I’m stressed about the state of the world and feel powerless. I’m scrolling and reading news and listening to podcasts and feeling like…wow what’s the point of a silly little collage or a nice photo?...maybe I should do something more useful to ₜₕₑ wₒᵣₗd…
This would be a great time to remember that my creative output is not only valuable to the people and world around me, but is actually a life sustaining force for ME. Not to be dramatic, but I believe that artists are born with the innate, pit of the stomach NEED to make art. So if I don’t indulge that, I’m going to be, sorry, but, spiritually constipated and unable to even consider helping those around me. Deploy the IT REALLY, REALLY MATTERS mindset. (And then pick up one of my favorite books, Your Art Will Save Your Life by Beth Pickens.)

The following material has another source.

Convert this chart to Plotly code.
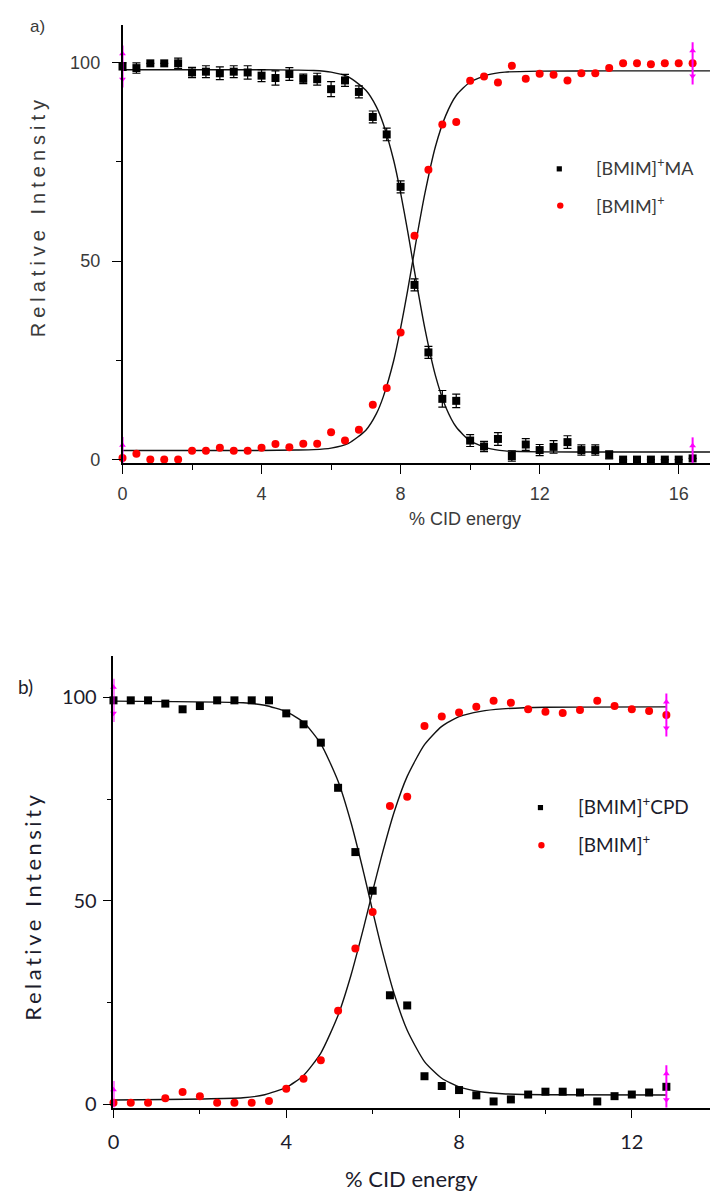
import plotly.graph_objects as go

# ---------------- panel a) : [BMIM]+MA dissociation ----------------
cid_a = [0.0, 0.4, 0.8, 1.2, 1.6, 2.0, 2.4, 2.8, 3.2, 3.6, 4.0, 4.4, 4.8, 5.2,
         5.6, 6.0, 6.4, 6.8, 7.2, 7.6, 8.0, 8.4, 8.8, 9.2, 9.6, 10.0, 10.4,
         10.8, 11.2, 11.6, 12.0, 12.4, 12.8, 13.2, 13.6, 14.0, 14.4, 14.8,
         15.2, 15.6, 16.0, 16.4]
ma_a = [99.0, 98.6, 99.8, 99.8, 99.8, 97.5, 97.7, 97.3, 97.7, 97.5, 96.7, 96.1,
        97.1, 95.9, 95.8, 93.3, 95.5, 92.6, 86.3, 81.9, 68.7, 44.0, 27.0, 15.3,
        14.8, 4.8, 3.3, 5.2, 0.9, 3.8, 2.4, 3.2, 4.4, 2.4, 2.4, 1.2, 0.0, 0.0,
        0.0, 0.0, 0.0, 0.3]
ma_err = [1.0, 1.3, 0.0, 0.0, 1.3, 1.3, 1.5, 1.6, 1.5, 1.7, 1.5, 1.8, 1.6, 1.2,
          1.5, 1.9, 1.5, 1.5, 1.5, 1.6, 1.5, 1.5, 1.5, 2.1, 1.7, 1.5, 1.3, 1.6,
          1.3, 1.5, 1.4, 1.6, 1.6, 1.3, 1.3, 1.0, 0.0, 0.0, 0.0, 0.0, 0.0, 0.0]
bmim_a = [0.4, 1.5, 0.0, 0.0, 0.0, 2.2, 2.2, 3.0, 2.2, 2.2, 3.0, 3.9, 3.1, 4.0,
          4.0, 6.9, 4.8, 7.5, 13.8, 18.0, 32.0, 56.4, 73.0, 84.4, 85.0, 95.4,
          96.5, 95.0, 99.2, 95.9, 97.2, 96.9, 95.5, 97.3, 97.3, 98.6, 99.8, 99.8,
          99.6, 99.8, 99.8, 99.8]

# Boltzmann fit lines of panel a)
fit_x_a = [0.0, 4.0, 5.0, 5.5, 6.0, 6.5, 7.0, 7.3, 7.5, 7.8, 8.0, 8.2, 8.35, 8.5,
           8.7, 9.0, 9.3, 9.6, 10.0, 10.5, 11.0, 12.0, 14.0, 16.9]
fit_ma_a = [98.2, 98.2, 98.1, 98.0, 97.6, 96.4, 93.0, 88.9, 84.6, 75.4, 67.2, 57.7,
            50.0, 42.4, 32.9, 21.2, 13.2, 8.2, 4.7, 2.9, 2.2, 1.95, 1.9, 1.9]
fit_bmim_a = [2.3, 2.3, 2.4, 2.5, 2.9, 4.1, 7.4, 11.5, 15.8, 24.9, 33.1, 42.5,
              50.1, 57.7, 67.1, 78.8, 86.7, 91.7, 95.1, 96.9, 97.6, 97.85, 97.9, 97.9]

# ---------------- panel b) : [BMIM]+CPD dissociation ----------------
cid_b = [0.0, 0.4, 0.8, 1.2, 1.6, 2.0, 2.4, 2.8, 3.2, 3.6, 4.0, 4.4, 4.8, 5.2,
         5.6, 6.0, 6.4, 6.8, 7.2, 7.6, 8.0, 8.4, 8.8, 9.2, 9.6, 10.0, 10.4,
         10.8, 11.2, 11.6, 12.0, 12.4, 12.8]
cpd_b = [99.3, 99.3, 99.3, 98.5, 97.1, 97.9, 99.3, 99.3, 99.3, 99.3, 96.1, 93.4,
         88.9, 77.8, 62.0, 52.5, 26.8, 24.3, 6.9, 4.5, 3.5, 2.2, 0.7, 1.2, 2.4,
         3.1, 3.1, 2.9, 0.7, 2.0, 2.4, 2.9, 4.3]
bmim_b = [0.4, 0.4, 0.4, 1.5, 3.0, 2.0, 0.4, 0.4, 0.4, 0.8, 3.8, 6.3, 10.8, 23.0,
          38.3, 47.3, 73.3, 75.6, 93.0, 95.3, 96.3, 97.7, 99.2, 98.7, 97.1, 96.5,
          96.2, 96.9, 99.2, 97.9, 97.1, 96.7, 95.7]

fit_x_b = [0.0, 3.0, 3.5, 4.0, 4.4, 4.8, 5.2, 5.5, 5.8, 6.0, 6.2, 6.5, 6.8, 7.2,
           7.6, 8.0, 8.5, 9.0, 10.0, 12.8]
fit_cpd_b = [99.1, 98.7, 98.1, 96.5, 93.9, 88.6, 79.4, 69.2, 56.6, 47.5, 38.7,
             27.1, 18.2, 10.5, 6.4, 4.3, 3.1, 2.6, 2.35, 2.3]
fit_bmim_b = [1.07, 1.6, 2.36, 4.15, 7.1, 12.6, 21.9, 31.8, 43.8, 52.4, 60.7,
              71.9, 80.6, 88.4, 92.9, 95.3, 96.6, 97.2, 97.6, 97.7]

W, H = 710, 1198
ARIAL = "Liberation Sans, Arial, sans-serif"
CALIBRI = "Lato, Carlito, Calibri, sans-serif"
TOP_TXT = "#3a3a3a"
BOT_TXT = "#1c1c2c"
MAGENTA = "#ff00ff"

fig = go.Figure()


def px_x(p):
    return p / W


def px_y(p):
    return 1 - p / H


def add_panel(xa, ya, x, black, red, err, fx, fblack, fred):
    # fitted sigmoids
    for fy in (fblack, fred):
        fig.add_trace(go.Scatter(x=fx, y=fy, mode="lines", xaxis=xa, yaxis=ya,
                                 line=dict(color="#111111", width=1.4, shape="spline",
                                           smoothing=0.6),
                                 showlegend=False, hoverinfo="skip"))
    fig.add_trace(go.Scatter(
        x=x, y=black, mode="markers", xaxis=xa, yaxis=ya, showlegend=False,
        marker=dict(symbol="square", size=8, color="black"),
        error_y=(dict(type="data", array=err, color="black", thickness=1.2, width=4)
                 if err is not None else None),
        cliponaxis=False))
    fig.add_trace(go.Scatter(
        x=x, y=red, mode="markers", xaxis=xa, yaxis=ya, showlegend=False,
        marker=dict(symbol="circle", size=8, color="#ff0000"), cliponaxis=False))
    # data-range selectors at both ends of the data
    ends = [(x[0], black[0]), (x[0], red[0]), (x[-1], black[-1]), (x[-1], red[-1])]
    for ex, ey in ends:
        fig.add_trace(go.Scatter(
            x=[ex, ex], y=[ey - 5.3, ey + 5.3], mode="lines", xaxis=xa, yaxis=ya,
            line=dict(color=MAGENTA, width=2), showlegend=False, hoverinfo="skip",
            cliponaxis=False))
        fig.add_trace(go.Scatter(
            x=[ex, ex], y=[ey + 3.2, ey - 3.2], mode="markers", xaxis=xa, yaxis=ya,
            marker=dict(symbol=["triangle-up", "triangle-down"], size=6, color=MAGENTA),
            showlegend=False, hoverinfo="skip", cliponaxis=False))


add_panel("x", "y", cid_a, ma_a, bmim_a, ma_err, fit_x_a, fit_ma_a, fit_bmim_a)
add_panel("x2", "y2", cid_b, cpd_b, bmim_b, None, fit_x_b, fit_cpd_b, fit_bmim_b)

axis_common = dict(showgrid=False, zeroline=False, showline=True, linecolor="black",
                   linewidth=1.5, ticks="outside", ticklen=9, tickwidth=1.3,
                   tickcolor="black", mirror=False)

fig.update_layout(
    width=W, height=H, margin=dict(l=0, r=0, t=0, b=0),
    paper_bgcolor="white", plot_bgcolor="white", showlegend=False,
    xaxis=dict(axis_common, domain=[117.5 / W, 1], range=[0, 16.9], anchor="y",
               tickvals=[0, 4, 8, 12, 16], ticklabelstandoff=5,
               tickfont=dict(family=ARIAL, size=18, color=TOP_TXT),
               minor=dict(dtick=2, tick0=0, ticks="outside", ticklen=5,
                          tickcolor="black", tickwidth=1.2)),
    yaxis=dict(axis_common, domain=[px_y(466), px_y(25)], range=[-0.83, 109.5],
               anchor="x", tickvals=[0, 50, 100], ticklabelstandoff=8,
               tickfont=dict(family=ARIAL, size=18, color=TOP_TXT),
               minor=dict(dtick=25, tick0=0, ticks="outside", ticklen=5,
                          tickcolor="black", tickwidth=1.2)),
    xaxis2=dict(axis_common, domain=[108.4 / W, 1], range=[0, 13.81], anchor="y2",
                tickvals=[0, 4, 8, 12], ticklabelstandoff=7,
                tickfont=dict(family=CALIBRI, size=20, color=BOT_TXT),
                minor=dict(dtick=2, tick0=0, ticks="outside", ticklen=5,
                           tickcolor="black", tickwidth=1.2)),
    yaxis2=dict(axis_common, domain=[px_y(1115), px_y(660)], range=[-0.8, 110.3],
                anchor="x2", tickvals=[0, 50, 100], ticklabelstandoff=2,
                tickfont=dict(family=CALIBRI, size=20, color=BOT_TXT),
                minor=dict(dtick=25, tick0=0, ticks="outside", ticklen=5,
                           tickcolor="black", tickwidth=1.2)),
)

annotations = []


def label(text, x, y, font, size, color, angle=0, xanchor="center", yanchor="middle"):
    annotations.append(dict(text=text, x=px_x(x), y=px_y(y), xref="paper", yref="paper",
                            showarrow=False, textangle=angle, xanchor=xanchor,
                            yanchor=yanchor,
                            font=dict(family=font, size=size, color=color)))


# panel tags
label("a)", 32, 27, ARIAL, 17, TOP_TXT)
label("b)", 20, 691, CALIBRI, 19, BOT_TXT)

# axis titles
label('<span style="letter-spacing:5px">Relative Intensity</span>', 32, 218, ARIAL,
      20, TOP_TXT, angle=-90)
label("% CID energy", 463, 522, ARIAL, 18, TOP_TXT)
label('<span style="letter-spacing:3.5px">Relative Intensity</span>', 27, 912, CALIBRI,
      22, BOT_TXT, angle=-90)
label("% CID energy", 409, 1186, CALIBRI, 22, BOT_TXT)

# legend entries
label("[BMIM]<sup>+</sup>MA", 593, 168, CALIBRI, 18, TOP_TXT, xanchor="left")
label("[BMIM]<sup>+</sup>", 593, 206, CALIBRI, 18, TOP_TXT, xanchor="left")
label("[BMIM]<sup>+</sup>CPD", 575, 811, CALIBRI, 19, BOT_TXT, xanchor="left")
label("[BMIM]<sup>+</sup>", 575, 849, CALIBRI, 19, BOT_TXT, xanchor="left")

fig.update_layout(annotations=annotations)

# legend keys
shapes = []
for cx, cy, kind, color, r in [(558, 170, "rect", "black", 2.6),
                               (559, 207, "circle", "#ff0000", 3.2),
                               (539, 813, "rect", "black", 2.6),
                               (540, 851, "circle", "#ff0000", 3.2)]:
    shapes.append(dict(type=kind, xref="paper", yref="paper",
                       xsizemode="pixel", ysizemode="pixel",
                       xanchor=px_x(cx), yanchor=px_y(cy),
                       x0=-r, x1=r, y0=-r, y1=r,
                       fillcolor=color, line=dict(width=0)))
fig.update_layout(shapes=shapes)

fig.write_html("out.html")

This is all to say: perspective really, really helps. Turning in work that doesn’t feel like my best, but that I’ve still given 100% effort to hurts, but not as bad as it used to. I did what I could, you know? This used to feel so shameful, like I was exposing myself as a hack by sharing something that didn’t feel perfect. I think truthfully, I was more embarrassed to admit to *myself* that I couldn’t live up to my own standards 24/7. I also didn’t have the perspective to step back and say, “I am literally photoshopping drag queens into outer space and I’m worried….that it’s not perfect…?” It is, as the TikTok girlies say, very unserious.
When all else fails, I like to think about an artist talk I saw in 2018 with one of my favorite artists, Marilyn Minter, who is 75 and has had a mega successful, decades-long career. She was going through a powerpoint presentation of her work from the 1970s up until 2018. As she flipped through her early work, she offhandedly says, “I’m going to skip ten years here” and then moves along. To think that when I’m 75 and still making art, there will be not only seasons, but YEARS and maybe even a DECADE that I just…won’t have time or interest for in an artist talk. So, if the project I’m working on at this exact moment in time is garbage…who cares?! I’ll just cut it out of the presentation later. Thank you, Marilyn, for this totally casual and offhanded comment that legitimately changed my life.